Date(s) - 23/03/2017
11 h 00 min - 12 h 00 min
Catégories Pas de Catégories
Certain type assignment systems are known to guarantee or characterize normalization. The grammar of the types they feature is usually inductive. It is easy to see that, when types are coinductively generated, we obtain unsound type systems (meaning here that they are able to type some mute terms). Even more, for most of those systems, it is not difficult to find an argument proving that every term is typable (complete unsoundness). However, this argument does not hold for relevant intersection type systems (ITS), that are more restrictive because they forbid weakening. Thus, the question remains: are relevant ITS featuring coinductive types – despite being unsound – still able to characterize some bigger class of terms? We show that it is actually not the case: every term is typable in a standard relevant coinductive ITS that we call D. Moreover, we prove that semantical information can be extracted from the typing derivations of D, as the order of the typed terms. Our work also implicitly provides a new non sensible relational model for pure λ-calculus.

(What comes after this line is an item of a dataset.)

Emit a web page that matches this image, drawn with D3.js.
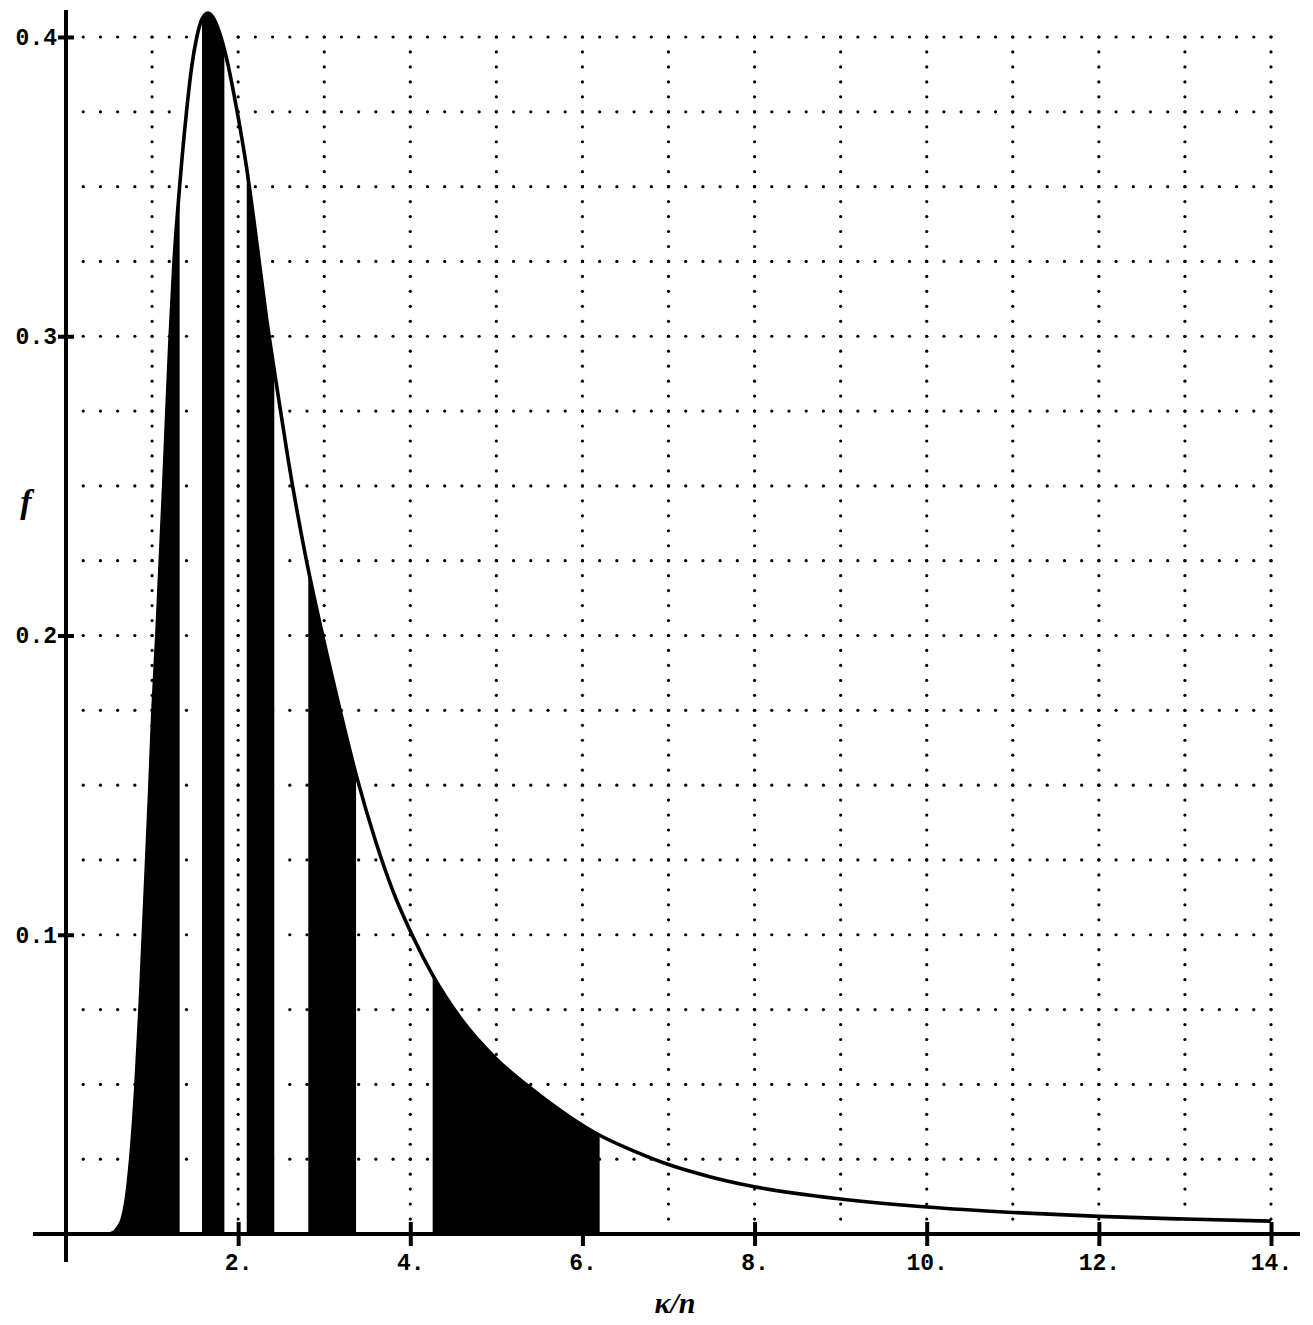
<!DOCTYPE html>
<html>
<head>
<meta charset="utf-8">
<script src="https://cdn.jsdelivr.net/npm/d3@7"></script>
<style>
  html, body { margin: 0; padding: 0; background: #fff; }
  svg { display: block; }
</style>
</head>
<body>
<svg id="chart" width="1313" height="1325"></svg>
<script>
// Density curve f(κ/n): abscissa and ordinate samples
const kappa = [0, 0.48, 0.55, 0.60, 0.654, 0.697, 0.751, 0.813, 0.859, 0.898, 0.937, 0.975,
  1.01, 1.055, 1.095, 1.135, 1.172, 1.21, 1.255, 1.32, 1.40, 1.46, 1.52, 1.58, 1.65,
  1.72, 1.80, 1.88, 1.95, 2.02, 2.10, 2.20, 2.33, 2.45, 2.58, 2.78, 2.97, 3.16, 3.38,
  3.60, 3.80, 4.02, 4.26, 4.60, 5.00, 5.50, 6.20, 6.60, 7.00, 7.50, 8.00, 9.00, 10.0, 11.0, 12.0, 13.0, 14.0];
const density = [0, 0, 0.0005, 0.002, 0.005, 0.011, 0.025, 0.05, 0.075, 0.1, 0.125, 0.15,
  0.175, 0.2, 0.225, 0.25, 0.275, 0.3, 0.325, 0.35, 0.375, 0.39, 0.40, 0.406, 0.408,
  0.406, 0.400, 0.391, 0.381, 0.370, 0.356, 0.335, 0.306, 0.283, 0.259, 0.227, 0.2015, 0.178, 0.1525,
  0.131, 0.1145, 0.1, 0.0865, 0.0715, 0.0585, 0.0465, 0.0330, 0.0277, 0.0232, 0.0190, 0.0158, 0.0117, 0.0090, 0.0072, 0.0059, 0.0050, 0.0043];

// Shaded intervals under the curve
const shadedFrom = [0, 1.58, 2.10, 2.815, 4.26];
const shadedTo   = [1.32, 1.84, 2.42, 3.37, 6.20];

// Axis ticks and labels
const xTickValues = [2, 4, 6, 8, 10, 12, 14];
const xTickLabels = ["2.", "4.", "6.", "8.", "10.", "12.", "14."];
const yTickValues = [0.1, 0.2, 0.3, 0.4];
const yTickLabels = ["0.1", "0.2", "0.3", "0.4"];

// Dotted grid: columns at every unit of κ/n, rows every 0.025 of f
const xGridValues = d3.range(1, 15);
const yGridValues = d3.range(1, 17).map(i => +(i * 0.025).toFixed(3));
const rowDotSteps = d3.range(1, 71).map(i => +(i * 0.2).toFixed(2));
const colDotSteps = d3.range(1, 81).map(i => +(i * 0.005).toFixed(3));

const svg = d3.select("#chart");
const x = d3.scaleLinear().domain([0, 14]).range([66, 1271]);
const y = d3.scaleLinear().domain([0, 0.4]).range([1234, 37]);

const pts = kappa.map((k, i) => [k, density[i]]);

// ---- grid dots ----
const grid = svg.append("g").attr("fill", "#000");
yGridValues.forEach(fv => {
  grid.selectAll(null).data(rowDotSteps).join("circle")
    .attr("cx", d => x(d)).attr("cy", y(fv)).attr("r", 1.6);
});
xGridValues.forEach(kv => {
  grid.selectAll(null).data(colDotSteps).join("circle")
    .attr("cx", x(kv)).attr("cy", d => y(d)).attr("r", 1.6);
});

// ---- shaded bands ----
const area = d3.area()
  .x(d => x(d[0])).y0(y(0)).y1(d => y(d[1]))
  .curve(d3.curveMonotoneX);
const defs = svg.append("defs");
shadedFrom.forEach((a, i) => {
  defs.append("clipPath").attr("id", "band" + i)
    .append("rect")
    .attr("x", x(a)).attr("y", 0)
    .attr("width", x(shadedTo[i]) - x(a))
    .attr("height", y(0));
  svg.append("path")
    .datum(pts)
    .attr("clip-path", `url(#band${i})`)
    .attr("d", area)
    .attr("fill", "#000");
});

// ---- curve ----
const line = d3.line().x(d => x(d[0])).y(d => y(d[1])).curve(d3.curveMonotoneX);
svg.append("path").datum(pts)
  .attr("d", line)
  .attr("fill", "none").attr("stroke", "#000")
  .attr("stroke-width", 3.6).attr("stroke-linejoin", "round");

// ---- axes ----
const axisColor = "#000";
svg.append("line")
  .attr("x1", x(0) - 33).attr("x2", x(14) + 29)
  .attr("y1", y(0)).attr("y2", y(0))
  .attr("stroke", axisColor).attr("stroke-width", 4);
svg.append("line")
  .attr("x1", x(0)).attr("x2", x(0))
  .attr("y1", y(0.4) - 27).attr("y2", y(0) + 28)
  .attr("stroke", axisColor).attr("stroke-width", 4);

const labelFont = "'Liberation Mono', 'DejaVu Sans Mono', monospace";

const xAxis = d3.axisBottom(x)
  .tickValues(xTickValues)
  .tickFormat((d, i) => xTickLabels[i])
  .tickSize(12).tickPadding(12);
const gx = svg.append("g").attr("transform", `translate(0,${y(0)})`).call(xAxis);
gx.select(".domain").remove();
gx.selectAll(".tick line")
  .attr("y1", -12).attr("y2", 12)
  .attr("stroke", axisColor).attr("stroke-width", 4);
gx.selectAll(".tick text")
  .attr("y", 20)
  .attr("dy", "0.71em")
  .attr("fill", "#000")
  .style("font-family", labelFont)
  .style("font-weight", "bold")
  .style("font-size", "23px");

const yAxis = d3.axisLeft(y)
  .tickValues(yTickValues)
  .tickFormat((d, i) => yTickLabels[i])
  .tickSize(8).tickPadding(2);
const gy = svg.append("g").attr("transform", `translate(${x(0)},0)`).call(yAxis);
gy.select(".domain").remove();
gy.selectAll(".tick line")
  .attr("x1", -8).attr("x2", 8)
  .attr("stroke", axisColor).attr("stroke-width", 4);
gy.selectAll(".tick text")
  .attr("x", -9)
  .attr("fill", "#000")
  .style("font-family", labelFont)
  .style("font-weight", "bold")
  .style("font-size", "23px");

// ---- axis titles ----
const titleFont = "'Liberation Serif', 'DejaVu Serif', serif";
svg.append("text")
  .attr("x", 675).attr("y", 1313)
  .attr("text-anchor", "middle")
  .style("font-family", titleFont)
  .style("font-style", "italic").style("font-weight", "bold")
  .style("font-size", "30px")
  .text("κ/n");
svg.append("text")
  .attr("x", 26).attr("y", 513)
  .attr("text-anchor", "middle")
  .style("font-family", titleFont)
  .style("font-style", "italic").style("font-weight", "bold")
  .style("font-size", "34px")
  .text("f");
</script>
</body>
</html>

The proofs cannot be handled directly with usual intersection operators, so we introduce a new system that infinite sequences as intersection types (System S). System S provides nice combinatorial features that allows us to express the notion of typability of a term.
Eventually, we explain how soundness may be retrieved by means of a validity criterion that we call approximability. We then give an type-theoretical characterization of some class of infinitarily normalizing terms i.e. the set of terms whose Böhm tree does not hold bottom (the so called Hereditary Head Normalizing terms).